MEINUNG: Nach der Wahl ist vor der Wahl

285.512 Temeswarer sollten am Sonntag ihren Bürgermeister für die Jahre 2016 bis 2020 wählen. Lediglich 80.925 fanden den Weg in die Wahllokale, somit weist Temeswar die geringste Wahlbeteiligung (28,34 Prozent) unter allen rumänischen Großstädten auf. Selbst in Bukarest gingen, prozentuell gesehen, mehr Bürger wählen, die Beteiligung lag in der Hauptstadt bei 33,31 Prozent. Knapp 600.00 Bukarester gaben ihre Stimme ab, 1,2 Millionen hatten am vergangenen Sonntag etwas Besseres zu tun.

In Temeswar stand von vornherein fest: Der alte Bürgermeister ist auch der Neue. Und so war es auch: 41.531 Temeswarer stimmten für Nicolae Robu (PNL), sein wichtigster Gegenkandidat, der Sozial-Demokrat Florin Bârsăşteanu kam auf 17.819 Stimmen. Beeindruckend das Ergebnis des unabhängigen Adrian Orza, jahrelang Vizebürgermeister unter Gheorghe Ciuhandu. Für ihn stimmten 5.677 Wähler, er brachte es auf mehr Stimmen als die Kandidaten der PMP, des Ungarnverbands UDMR oder der UNPR.

Doch bei den Liberalen Nicolae Robus, die sowohl im Kreis- als auch im Stadtrat den ersten Platz belegten, herrschte am Sonntagabend nur ein verhaltener Optimismus. Siegesfreude schaut eindeutig anders aus. Warum? Robu hatte sich wohl ein anderes Ergebnis vorgestellt, die niedrige Wahlbeteiligung ließ wohl seine Träume teilweise platzen. 55.000 Stimmen bekam der damalige Kandidat der Sozial-Liberalen Union vor vier Jahren, jetzt waren es nur noch 41.000. Die Begeisterung der Temeswarer für den Stil des Nicolae Robu, für sein kurioses Amtsverständnis, für seine mitunter peinliche Oberlehrer-Art und sein ausgeprägtes Ego hielt sich in Grenzen. Sollte es irgendeiner Partei, vielleicht sogar der in Temeswar von der Mehrheit verpönten PSD, gelingen, von heute in vier Jahren einen richtigen Kandidaten aufzustellen, könnte ein dann 65-jähriger Robu relativ leicht abgelöst werden. Es sei denn, der Mann versteht, dass spätestens ab der Hälfte seiner neuen Amtszeit ein Nachfolger aufgebaut werden muss; sein Vize Dan Diaconu hat dafür beste Voraussetzungen, sollte ihm der Wunderwuzzi Robu die Chance lassen, in den Vordergrund zu treten.
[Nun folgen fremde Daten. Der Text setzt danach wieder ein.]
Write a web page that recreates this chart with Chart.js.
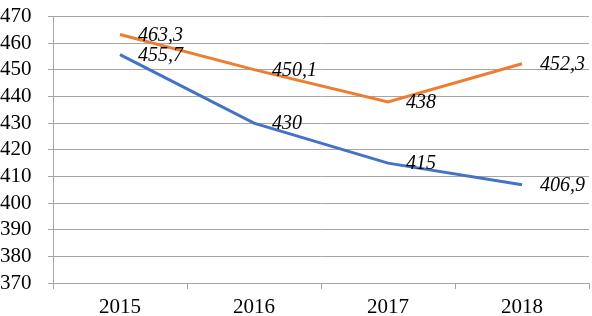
<!DOCTYPE html>
<html>
<head>
<meta charset="utf-8">
<script src="https://cdn.jsdelivr.net/npm/chart.js@4/dist/chart.umd.min.js"></script>
<style>
  html, body { margin: 0; padding: 0; background: #fff; }
  #wrap { width: 592px; height: 316px; }
</style>
</head>
<body>
<div id="wrap"><canvas id="lineChart" width="592" height="316"></canvas></div>
<script>
const years = ['2015', '2016', '2017', '2018'];
const blueValues = [455.7, 430, 415, 406.9];
const orangeValues = [463.3, 450.1, 438, 452.3];
const yTicks = { min: 370, max: 470, step: 10 };

const serif = '"Liberation Serif", "Times New Roman", serif';
const gridGray = '#a6a6a6';

// value labels with comma decimals, drawn to the right of each point
const valueLabels = {
    id: 'valueLabels',
    afterDatasetsDraw(chart) {
        const ctx = chart.ctx;
        ctx.save();
        ctx.font = 'italic 20px ' + serif;
        ctx.fillStyle = '#000';
        ctx.textAlign = 'left';
        ctx.textBaseline = 'middle';
        chart.data.datasets.forEach((ds, i) => {
            const meta = chart.getDatasetMeta(i);
            meta.data.forEach((pt, j) => {
                const txt = String(ds.data[j]).replace('.', ',');
                ctx.fillText(txt, pt.x + 18, pt.y + 1);
            });
        });
        ctx.restore();
    }
};

const ctx = document.getElementById('lineChart').getContext('2d');

new Chart(ctx, {
    type: 'line',
    data: {
        labels: years,
        datasets: [
            {
                label: 'blue',
                data: blueValues,
                borderColor: '#4472C4',
                borderWidth: 3,
                pointRadius: 0,
                tension: 0
            },
            {
                label: 'orange',
                data: orangeValues,
                borderColor: '#ED7D31',
                borderWidth: 3,
                pointRadius: 0,
                tension: 0
            }
        ]
    },
    options: {
        responsive: false,
        animation: false,
        layout: { padding: { top: 8, right: 3, left: 0, bottom: 0 } },
        plugins: {
            legend: { display: false },
            tooltip: { enabled: false }
        },
        scales: {
            x: {
                offset: true,
                grid: {
                    offset: true,
                    drawOnChartArea: false,
                    color: gridGray,
                    tickLength: 6
                },
                border: { color: gridGray },
                ticks: {
                    font: { family: serif, size: 21 },
                    color: '#000',
                    padding: 6,
                    maxRotation: 0,
                    autoSkip: false
                },
                afterFit(scale) { scale.height = 33; }
            },
            y: {
                min: yTicks.min,
                max: yTicks.max,
                grid: {
                    color: gridGray,
                    tickLength: 5
                },
                border: { color: gridGray },
                ticks: {
                    stepSize: yTicks.step,
                    font: { family: serif, size: 21 },
                    color: '#000',
                    crossAlign: 'far',
                    padding: 4,
                    autoSkip: false
                },
                afterFit(scale) { scale.width = 53; }
            }
        }
    },
    plugins: [valueLabels]
});
</script>
</body>
</html>
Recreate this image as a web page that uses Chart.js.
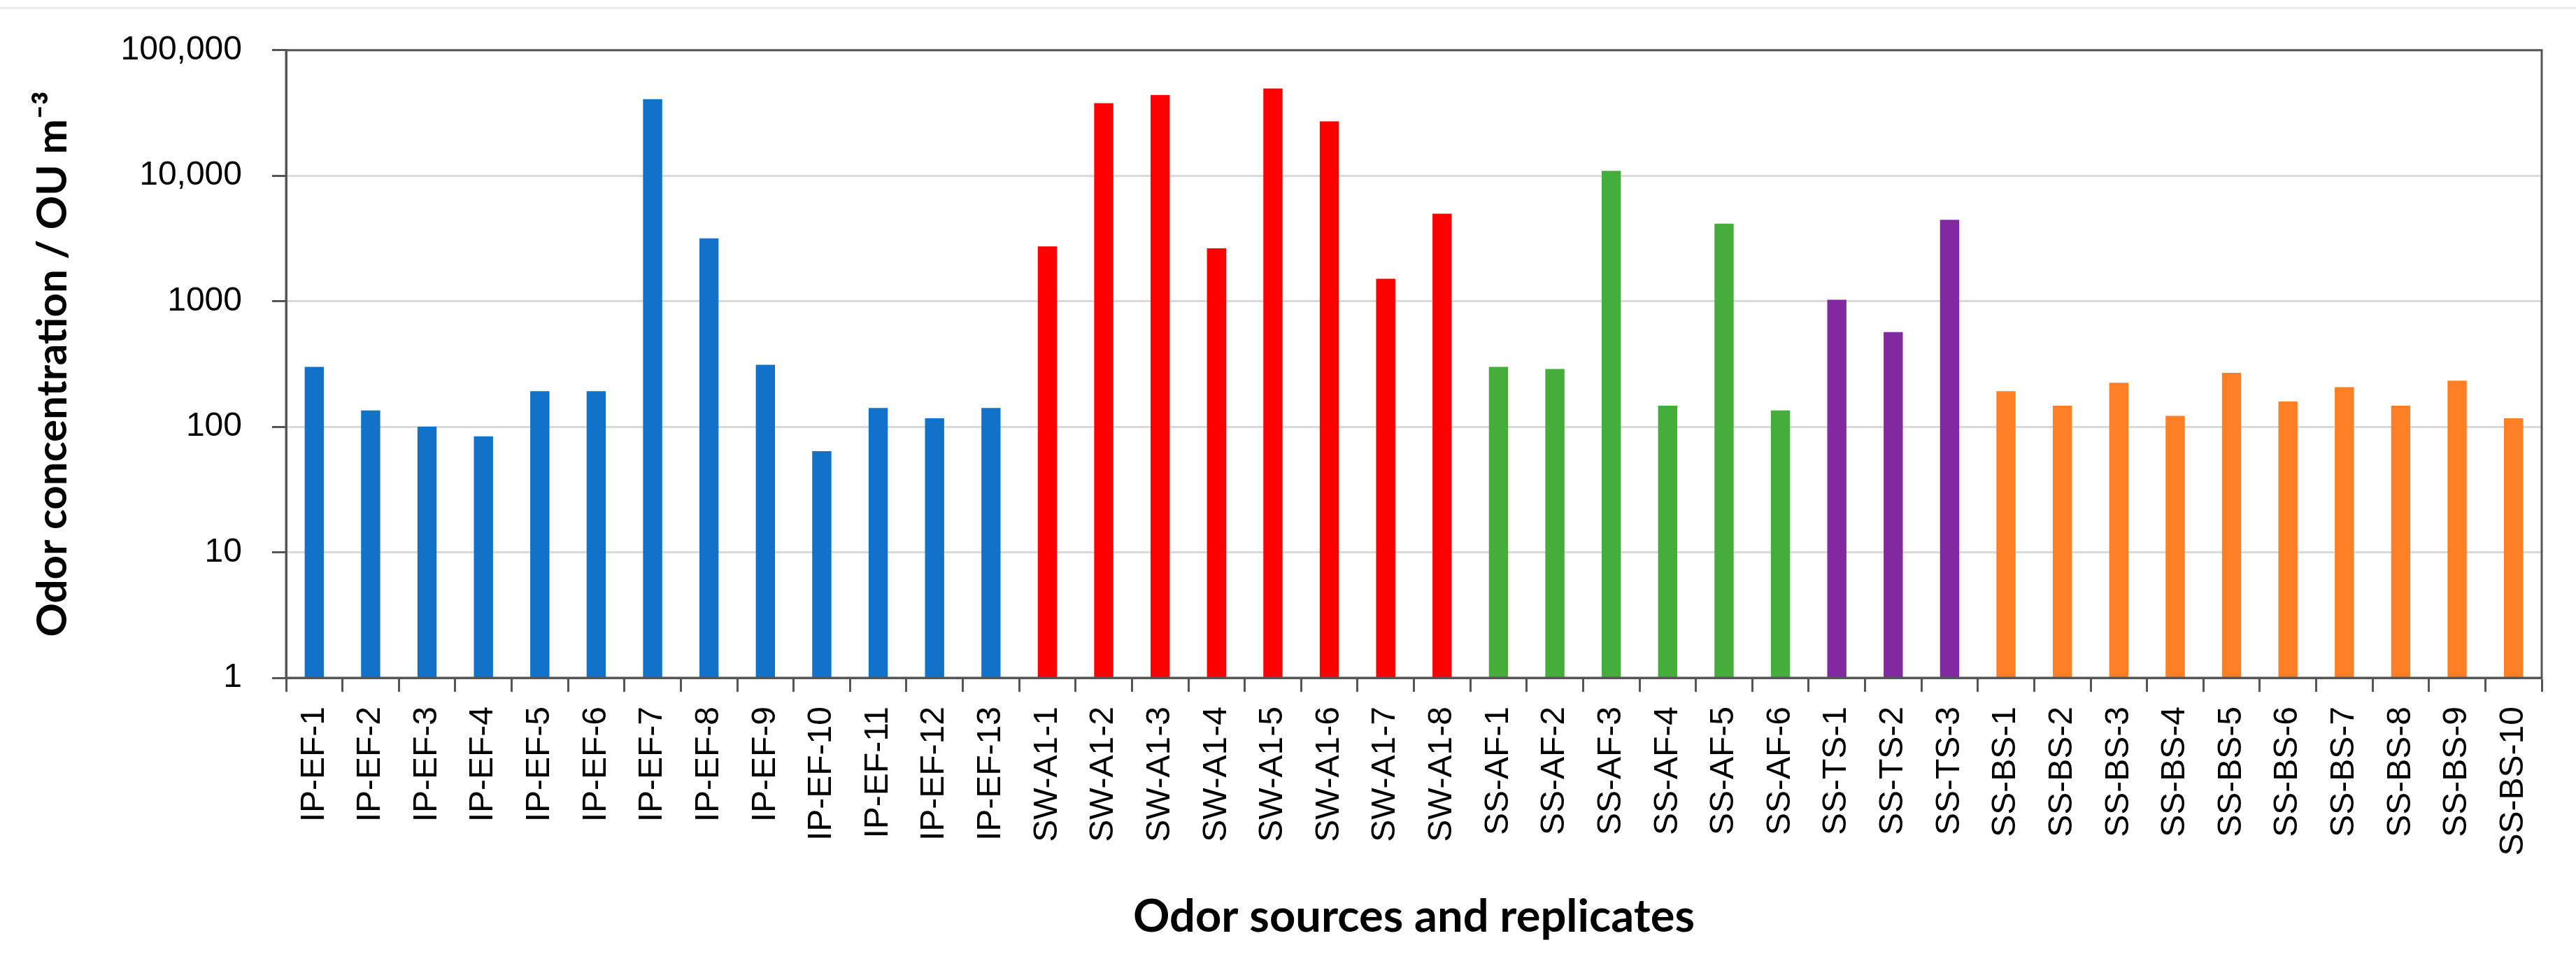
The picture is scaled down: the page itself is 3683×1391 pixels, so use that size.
<!DOCTYPE html>
<html>
<head>
<meta charset="utf-8">
<script src="https://cdn.jsdelivr.net/npm/chart.js@4.4.0/dist/chart.umd.min.js"></script>
<style>
  body { margin: 0; background: #fff; }
  #topline { position: absolute; left: 0; top: 10px; width: 3683px; height: 3px; background: #ececec; }
  #odor { position: absolute; left: 0; top: 0; }
</style>
</head>
<body>
<div id="topline"></div>
<canvas id="odor" width="3683" height="1391"></canvas>
<script>
// categories, grouped by odor source
const ipEfLabels = ['IP-EF-1', 'IP-EF-2', 'IP-EF-3', 'IP-EF-4', 'IP-EF-5', 'IP-EF-6', 'IP-EF-7',
    'IP-EF-8', 'IP-EF-9', 'IP-EF-10', 'IP-EF-11', 'IP-EF-12', 'IP-EF-13'];
const swA1Labels = ['SW-A1-1', 'SW-A1-2', 'SW-A1-3', 'SW-A1-4', 'SW-A1-5', 'SW-A1-6', 'SW-A1-7', 'SW-A1-8'];
const ssAfLabels = ['SS-AF-1', 'SS-AF-2', 'SS-AF-3', 'SS-AF-4', 'SS-AF-5', 'SS-AF-6'];
const ssTsLabels = ['SS-TS-1', 'SS-TS-2', 'SS-TS-3'];
const ssBsLabels = ['SS-BS-1', 'SS-BS-2', 'SS-BS-3', 'SS-BS-4', 'SS-BS-5', 'SS-BS-6', 'SS-BS-7',
    'SS-BS-8', 'SS-BS-9', 'SS-BS-10'];

// odor concentration, OU m-3
const ipEf = [300, 135, 100, 84, 192, 192, 40700, 3170, 312, 64, 141, 117, 141];
const swA1 = [2740, 37900, 44000, 2640, 49600, 27100, 1510, 4980];
const ssAf = [300, 289, 10950, 147, 4150, 135];
const ssTs = [1030, 568, 4460];
const ssBs = [192, 147, 224, 122, 269, 159, 207, 147, 233, 117];

const yTickValues = [1, 10, 100, 1000, 10000, 100000];
const yTickLabels = ['1', '10', '100', '1000', '10,000', '100,000'];

const groupColors = ['#1271c9', '#ff0000', '#45ad3b', '#8129a0', '#ff7f26'];
const groups = [ipEf, swA1, ssAf, ssTs, ssBs];

const labels = [].concat(ipEfLabels, swA1Labels, ssAfLabels, ssTsLabels, ssBsLabels);
const values = [].concat(...groups);
const colors = [];
groups.forEach((g, i) => g.forEach(() => colors.push(groupColors[i])));

const axisColor = '#555555';
const tickFont = { family: 'Liberation Sans', size: 48 };

const frame = {
    id: 'frame',
    afterDraw(chart) {
        const { ctx, chartArea: a } = chart;
        ctx.save();
        ctx.strokeStyle = axisColor;
        ctx.lineWidth = 3;
        ctx.strokeRect(a.left, a.top, a.right - a.left, a.bottom - a.top);
        ctx.restore();
    }
};

const ctx = document.getElementById('odor').getContext('2d');
const chart = new Chart(ctx, {
    type: 'bar',
    data: {
        labels: labels,
        datasets: [{
            data: values,
            backgroundColor: colors,
            categoryPercentage: 1,
            barPercentage: 0.34
        }]
    },
    options: {
        responsive: false,
        devicePixelRatio: 1,
        animation: false,
        layout: { padding: { top: 47, right: 49, bottom: 0, left: 0 } },
        plugins: {
            legend: { display: false },
            tooltip: { enabled: false }
        },
        scales: {
            x: {
                grid: {
                    offset: true,
                    drawOnChartArea: false,
                    tickLength: 20,
                    tickColor: axisColor,
                    tickWidth: 3
                },
                border: { color: axisColor, width: 3 },
                ticks: {
                    font: tickFont,
                    color: '#000',
                    minRotation: 90,
                    maxRotation: 90,
                    autoSkip: false,
                    padding: 21
                },
                title: {
                    display: true,
                    text: 'Odor sources and replicates',
                    font: { family: 'Lato', size: 65, weight: 'bold' },
                    color: '#000',
                    padding: { top: 0, bottom: 41 }
                },
                afterFit: (scale) => { scale.height = 422; }
            },
            y: {
                type: 'logarithmic',
                min: 1,
                max: 100000,
                afterBuildTicks: (scale) => {
                    scale.ticks = yTickValues.map(v => ({ value: v }));
                },
                grid: {
                    color: '#dadada',
                    lineWidth: 3,
                    tickLength: 20,
                    tickColor: axisColor,
                    tickWidth: 3
                },
                border: { color: axisColor, width: 3 },
                ticks: {
                    font: tickFont,
                    color: '#000',
                    padding: 43,
                    callback: (v) => yTickLabels[yTickValues.indexOf(v)]
                },
                title: {
                    display: true,
                    text: 'Odor concentration / OU m⁻³',
                    font: { family: 'Lato', size: 60, weight: 'bold' },
                    color: '#000',
                    padding: { top: 40, bottom: 0 }
                },
                afterFit: (scale) => { scale.width = 409; }
            }
        }
    },
    plugins: [frame]
});
</script>
</body>
</html>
Bis dahin aber ist in der Banater Metropole viel zu tun; Robu selbst hat Vieles versprochen, diesmal genauso wie vor vier Jahren. Einiges wird er bestimmt in die Wege leiten, doch es wird auf dieselbe Art geschehen: Umfragen auf Facebook, selbst inszenierte Interviews, peinliche Antworten auf schmerzliche Fragen. Der Politikverdrossenheit der meisten Temeswarer kann der Bürgermeister nichts entgegensetzen; machen er, seine Gefolgsleute und die Opposition weiter so wie bisher, werden 2020 noch weniger Bürger wählen gehen. Obwohl die Kommunalpolitik für die meisten Menschen mehr bewirken kann als das weit entfernte Bukarester Parlament. Dass die Bürger das nicht begreifen, ist wahrscheinlich. Die Parteien haben das auch nicht begriffen. Sonst hätten sie andere Kandidaten ins Rennen geschickt anstatt sich über die Wähler lustig zu machen. Denn das haben sie, fast überall. Auch in Temeswar. Und vor allem in Bukarest, wo das Vor-Wahlen-Spektakel der Liberalen unvergesslich ist. Doch das Zuhause-Bleiben ist keine Strafe, sondern für die Amtsinhaber eine Chance, wiedergewählt zu werden. Und der Ausgangspunkt eines Teufelskreises, an dem allein die Bürger zu leiden haben.